Extract, in full, the lines below, beginning at the first and ending with the line that contains "-1.627, -2.118, -2.587];". Pictures do not belong in the copy.
── Data provided
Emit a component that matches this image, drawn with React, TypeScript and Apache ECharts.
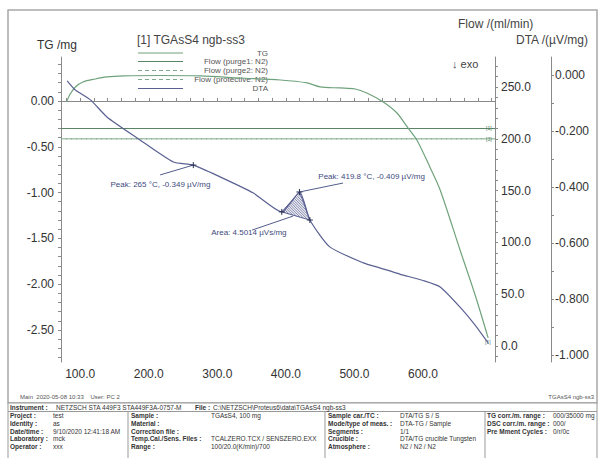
import React, { useEffect, useRef } from "react";
import * as echarts from "echarts";

// ---------- data ----------
const X_LABELS = [100, 200, 300, 400, 500, 600];
const TG_LABELS = [0, -0.5, -1.0, -1.5, -2.0, -2.5];
const FLOW_LABELS = [0, 50, 100, 150, 200, 250];
const DTA_LABELS = [0, -0.2, -0.4, -0.6, -0.8, -1.0];

const TG_T = [80, 85.4, 93, 104, 122, 139, 163, 217, 275, 333, 392, 431, 450, 479, 501, 518, 542, 562, 577, 591, 610, 625, 654, 676, 695];
const TG_V = [-0.011, 0.076, 0.153, 0.207, 0.24, 0.262, 0.273, 0.278, 0.273, 0.251, 0.229, 0.197, 0.153, 0.142, 0.131, 0.087, -0.011, -0.131, -0.284, -0.426, -0.721, -0.972, -1.627, -2.118, -2.587];

const DTA_T = [81, 93, 115, 139, 183, 236, 265, 304, 352, 394, 420, 435, 464, 513, 537, 566, 603, 625, 654, 676, 695];
const DTA_V = [-0.021, -0.054, -0.089, -0.15, -0.225, -0.311, -0.322, -0.364, -0.421, -0.489, -0.418, -0.518, -0.614, -0.671, -0.689, -0.711, -0.736, -0.757, -0.829, -0.893, -0.957];

const FLOW_T = [72, 705];
const FLOW_PURGE1 = [210, 210];
const FLOW_PURGE2 = [200, 200];
const FLOW_PROTECTIVE = [200, 200];

// integration area (DTA points from 394 to 435 °C)
const AREA_T = [394, 420, 435];
const AREA_V = [-0.489, -0.418, -0.518];

const MARK_T = [265, 394, 419.8, 435];
const MARK_V = [-0.322, -0.489, -0.418, -0.518];

const LABELS = ["Peak: 265 °C, -0.349 µV/mg", "Area: 4.5014 µVs/mg", "Peak: 419.8 °C, -0.409 µV/mg"];
// leader start / end and text centre, in data coords (T, DTA)
const LABEL_FROM = [[265, -0.322], [410.5, -0.504], [419.8, -0.418]];
const LABEL_TO = [[216.6, -0.357], [350.7, -0.554], [483.4, -0.386]];
const LABEL_AT = [[217, -0.393], [346, -0.564], [525, -0.361]];

const LEGEND_NAMES = ["TG", "Flow (purge1: N2)", "Flow (purge2: N2)", "Flow (protective: N2)", "DTA"];

const TABLE_COLS = [
  { labels: ["Project :", "Identity :", "Date/time :", "Laboratory :", "Operator :"], values: ["test", "as", "9/10/2020 12:41:18 AM", "mck", "xxx"] },
  { labels: ["Sample :", "Material :", "Correction file :", "Temp.Cal./Sens. Files :", "Range :"], values: ["TGAsS4, 100 mg", "", "", "TCALZERO.TCX / SENSZERO.EXX", "100/20.0(K/min)/700"] },
  { labels: ["Sample car./TC :", "Mode/type of meas. :", "Segments :", "Crucible :", "Atmosphere :"], values: ["DTA/TG S / S", "DTA-TG / Sample", "1/1", "DTA/TG crucible Tungsten", "N2 / N2 / N2"] },
  { labels: ["TG corr./m. range :", "DSC corr./m. range :", "Pre Mment Cycles :"], values: ["000/35000 mg", "000/", "0/r/0c"] },
];

// ---------- styles ----------
const FONT = "Liberation Sans, Arial, sans-serif";
const TG_COLOR = "#6fa27c";
const DTA_COLOR = "#5a6192";
const FLOW_SOLID = "#5a8466";
const FLOW_DASH = "#7ea98a";
const AXIS_COLOR = "#8a8a8a";
const TEXT = "#333";
const ANN = "#3e4a7e";

const range = (a: number, b: number, s: number) => {
  const r: number[] = [];
  for (let v = a; v <= b + 1e-9; v += s) r.push(Math.round(v * 1000) / 1000);
  return r;
};

function txt(text: string, x: number, y: number, size: number, opts: any = {}) {
  return {
    type: "text",
    x,
    y,
    silent: true,
    style: {
      text,
      fontSize: size,
      fontFamily: FONT,
      fill: opts.fill || TEXT,
      fontWeight: opts.bold ? "bold" : "normal",
      align: opts.align || "left",
      textAlign: opts.align || "left",
      verticalAlign: "middle",
      textVerticalAlign: "middle",
    },
  };
}
function ln(x1: number, y1: number, x2: number, y2: number, stroke: string, w = 1, dash?: number[]) {
  return { type: "line", silent: true, shape: { x1, y1, x2, y2 }, style: { stroke, lineWidth: w, lineDash: dash } };
}

function hatch(pts: number[][], spacing: number) {
  const vals = pts.map((p) => p[1] - p[0]);
  const cmin = Math.min(...vals);
  const cmax = Math.max(...vals);
  const out: any[] = [];
  for (let c = cmin + spacing / 2; c < cmax; c += spacing) {
    const hits: number[][] = [];
    for (let k = 0; k < pts.length; k++) {
      const P = pts[k];
      const Q = pts[(k + 1) % pts.length];
      const fp = P[1] - P[0] - c;
      const fq = Q[1] - Q[0] - c;
      if ((fp <= 0 && fq > 0) || (fp > 0 && fq <= 0)) {
        const s = fp / (fp - fq);
        hits.push([P[0] + s * (Q[0] - P[0]), P[1] + s * (Q[1] - P[1])]);
      }
    }
    if (hits.length >= 2) {
      out.push({ type: "line", shape: { x1: hits[0][0], y1: hits[0][1], x2: hits[1][0], y2: hits[1][1] }, style: { stroke: DTA_COLOR, lineWidth: 0.7 } });
    }
  }
  return out;
}

function buildGraphic() {
  const g: any[] = [];
  const TS = 6.5;
  // outer frame
  g.push({ type: "rect", silent: true, shape: { x: 8, y: 10, width: 589, height: 393 }, style: { fill: "none", stroke: "#a8a8a8", lineWidth: 1.5 } });
  // axis titles
  g.push(txt("TG /mg", 37, 45, 12));
  g.push(txt("[1] TGAsS4 ngb-ss3", 137, 40, 12, { fill: "#444" }));
  g.push(txt("Flow /(ml/min)", 458, 24, 12, { fill: "#444" }));
  g.push(txt("DTA /(µV/mg)", 588, 40, 12, { align: "right", fill: "#444" }));
  g.push(txt("↓ exo", 452, 64, 11, { fill: "#444" }));
  // legend
  const rows = [53, 61.5, 70.5, 79.5, 88.5];
  const lcol = [TG_COLOR, FLOW_SOLID, FLOW_DASH, FLOW_DASH, DTA_COLOR];
  const ldash = [undefined, undefined, [4, 3], [4, 3], undefined];
  LEGEND_NAMES.forEach((n, i) => {
    g.push(ln(138, rows[i], 183, rows[i], lcol[i], 1, ldash[i] as any));
    g.push(txt(n, 268, rows[i], 8, { align: "right", fill: "#555" }));
  });
  // flow end tags
  g.push(txt("[1]", 486, 128, 5, { fill: "#4a7a5a" }));
  g.push(txt("[3]", 486, 139, 5, { fill: "#4a7a5a" }));
  g.push(txt("[1]", 485, 342, 5, { fill: "#4a7a7a" }));
  // footer
  g.push(txt("Main  2020-05-08 10:33    User: PC 2", 20, 397, 6, { fill: "#555" }));
  g.push(txt("TGAsS4 ngb-ss3", 594, 397, 6, { align: "right", fill: "#555" }));
  // table
  g.push({ type: "rect", silent: true, shape: { x: 8, y: 403, width: 589, height: 60 }, style: { fill: "#fff", stroke: "#999", lineWidth: 1 } });
  g.push(ln(8, 411.5, 597, 411.5, "#999", 1));
  [128, 325, 485].forEach((x) => g.push(ln(x, 411.5, x, 458, "#999", 1)));
  g.push(txt("Instrument :", 10, 407.5, TS, { bold: true }));
  g.push(txt("NETZSCH STA 449F3 STA449F3A-0757-M", 56, 407.5, TS));
  g.push(txt("File :", 195, 407.5, TS, { bold: true }));
  g.push(txt("C:\\NETZSCH\\Proteus6\\data\\TGAsS4 ngb-ss3", 213, 407.5, TS));
  const colX = [10, 131, 328, 487];
  const valX = [53, 211, 400, 553];
  TABLE_COLS.forEach((col, c) => {
    col.labels.forEach((l, r) => {
      const y = 415.5 + r * 7.8;
      g.push(txt(l, colX[c], y, TS, { bold: true }));
      if (col.values[r]) g.push(txt(col.values[r], valX[c], y, TS));
    });
  });
  return g;
}

export default function App() {
  const ref = useRef<HTMLDivElement>(null);
  useEffect(() => {
    if (!ref.current) return;
    const chart = echarts.init(ref.current, undefined, { renderer: "svg" });
    const axisLine = { show: true, lineStyle: { color: AXIS_COLOR, width: 1 } };
    const label = (digits: number, vals: number[], margin: number) => ({
      customValues: vals,
      formatter: (v: number) => v.toFixed(digits),
      fontSize: 12,
      color: TEXT,
      fontFamily: FONT,
      margin,
    });
    const option: any = {
      animation: false,
      backgroundColor: "#fff",
      textStyle: { fontFamily: FONT },
      grid: { left: 61, right: 106, top: 57, bottom: 96, containLabel: false },
      xAxis: {
        type: "value",
        min: 72,
        max: 705,
        axisLine,
        axisTick: { show: true, inside: true, length: 3, customValues: range(80, 700, 20), lineStyle: { color: AXIS_COLOR } },
        axisLabel: label(1, X_LABELS, 6),
        splitLine: { show: false },
      },
      yAxis: [
        {
          type: "value",
          position: "left",
          min: -2.85,
          max: 0.48,
          axisLine,
          axisTick: { show: true, length: 3, customValues: range(-2.8, 0.4, 0.1), lineStyle: { color: AXIS_COLOR } },
          axisLabel: label(2, TG_LABELS, 7),
          splitLine: { show: false },
        },
        {
          type: "value",
          position: "right",
          offset: 0,
          min: -15.4,
          max: 279,
          axisLine,
          axisTick: { show: true, length: 3, customValues: range(-10, 270, 10), lineStyle: { color: AXIS_COLOR } },
          axisLabel: label(1, FLOW_LABELS, 6),
          splitLine: { show: false },
        },
        {
          type: "value",
          position: "right",
          offset: 56,
          min: -1.025,
          max: 0.064,
          axisLine,
          axisTick: { show: true, length: 3, customValues: range(-1.0, 0.0, 0.1), lineStyle: { color: AXIS_COLOR } },
          axisLabel: label(3, DTA_LABELS, 4),
          splitLine: { show: false },
        },
      ],
      series: [
        {
          name: "Flow (purge1: N2)",
          type: "line",
          yAxisIndex: 1,
          showSymbol: false,
          data: FLOW_T.map((t, i) => [t, FLOW_PURGE1[i]]),
          lineStyle: { color: FLOW_SOLID, width: 1 },
        },
        {
          name: "Flow (purge2: N2)",
          type: "line",
          yAxisIndex: 1,
          showSymbol: false,
          data: FLOW_T.map((t, i) => [t, FLOW_PURGE2[i]]),
          lineStyle: { color: FLOW_DASH, width: 1, type: [6, 4] },
        },
        {
          name: "Flow (protective: N2)",
          type: "line",
          yAxisIndex: 1,
          showSymbol: false,
          data: FLOW_T.map((t, i) => [t, FLOW_PROTECTIVE[i]]),
          lineStyle: { color: FLOW_DASH, width: 1, type: [6, 4], dashOffset: 5 },
        },
        {
          name: "TG",
          type: "line",
          yAxisIndex: 0,
          showSymbol: false,
          smooth: 0.3,
          data: TG_T.map((t, i) => [t, TG_V[i]]),
          lineStyle: { color: TG_COLOR, width: 1.2 },
        },
        {
          name: "DTA",
          type: "line",
          yAxisIndex: 2,
          showSymbol: false,
          smooth: 0.2,
          data: DTA_T.map((t, i) => [t, DTA_V[i]]),
          lineStyle: { color: DTA_COLOR, width: 1.2 },
          z: 5,
        },
        {
          type: "custom",
          yAxisIndex: 2,
          data: [[AREA_T[0], AREA_V[0]]],
          z: 6,
          renderItem: (_p: any, api: any) => {
            const pts = AREA_T.map((t, i) => api.coord([t, AREA_V[i]]));
            return {
              type: "group",
              children: [
                { type: "polygon", shape: { points: pts }, style: { fill: "rgba(90,97,146,0.12)", stroke: DTA_COLOR, lineWidth: 1 } },
                ...hatch(pts, 2.6),
              ],
            };
          },
        },
        {
          type: "custom",
          yAxisIndex: 2,
          data: MARK_T.map((t, i) => [t, MARK_V[i]]),
          z: 7,
          renderItem: (_p: any, api: any) => {
            const p = api.coord([api.value(0), api.value(1)]);
            const s = 3;
            return {
              type: "group",
              children: [
                { type: "line", shape: { x1: p[0] - s, y1: p[1], x2: p[0] + s, y2: p[1] }, style: { stroke: "#2a3050", lineWidth: 1 } },
                { type: "line", shape: { x1: p[0], y1: p[1] - s, x2: p[0], y2: p[1] + s }, style: { stroke: "#2a3050", lineWidth: 1 } },
              ],
            };
          },
        },
        {
          type: "custom",
          yAxisIndex: 2,
          data: LABELS.map((_l, i) => [LABEL_AT[i][0], LABEL_AT[i][1]]),
          z: 8,
          renderItem: (params: any, api: any) => {
            const i = params.dataIndex;
            const a = api.coord(LABEL_FROM[i]);
            const b = api.coord(LABEL_TO[i]);
            const c = api.coord(LABEL_AT[i]);
            return {
              type: "group",
              children: [
                { type: "line", shape: { x1: a[0], y1: a[1], x2: b[0], y2: b[1] }, style: { stroke: ANN, lineWidth: 0.9 } },
                {
                  type: "text",
                  x: c[0],
                  y: c[1],
                  style: { text: LABELS[i], fontSize: 8, fontFamily: FONT, fill: ANN, align: "center", verticalAlign: "middle" },
                },
              ],
            };
          },
        },
      ],
      graphic: buildGraphic(),
    };
    chart.setOption(option);
    return () => chart.dispose();
  }, []);
  return <div ref={ref} style={{ position: "absolute", left: 0, top: 0, width: 601, height: 458, background: "#fff" }} />;
}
────
> Answer to this task
Emit a component that matches this image, drawn with React, TypeScript and Apache ECharts.
import React, { useEffect, useRef } from "react";
import * as echarts from "echarts";

// ---------- data ----------
const X_LABELS = [100, 200, 300, 400, 500, 600];
const TG_LABELS = [0, -0.5, -1.0, -1.5, -2.0, -2.5];
const FLOW_LABELS = [0, 50, 100, 150, 200, 250];
const DTA_LABELS = [0, -0.2, -0.4, -0.6, -0.8, -1.0];

const TG_T = [80, 85.4, 93, 104, 122, 139, 163, 217, 275, 333, 392, 431, 450, 479, 501, 518, 542, 562, 577, 591, 610, 625, 654, 676, 695];
const TG_V = [-0.011, 0.076, 0.153, 0.207, 0.24, 0.262, 0.273, 0.278, 0.273, 0.251, 0.229, 0.197, 0.153, 0.142, 0.131, 0.087, -0.011, -0.131, -0.284, -0.426, -0.721, -0.972, -1.627, -2.118, -2.587];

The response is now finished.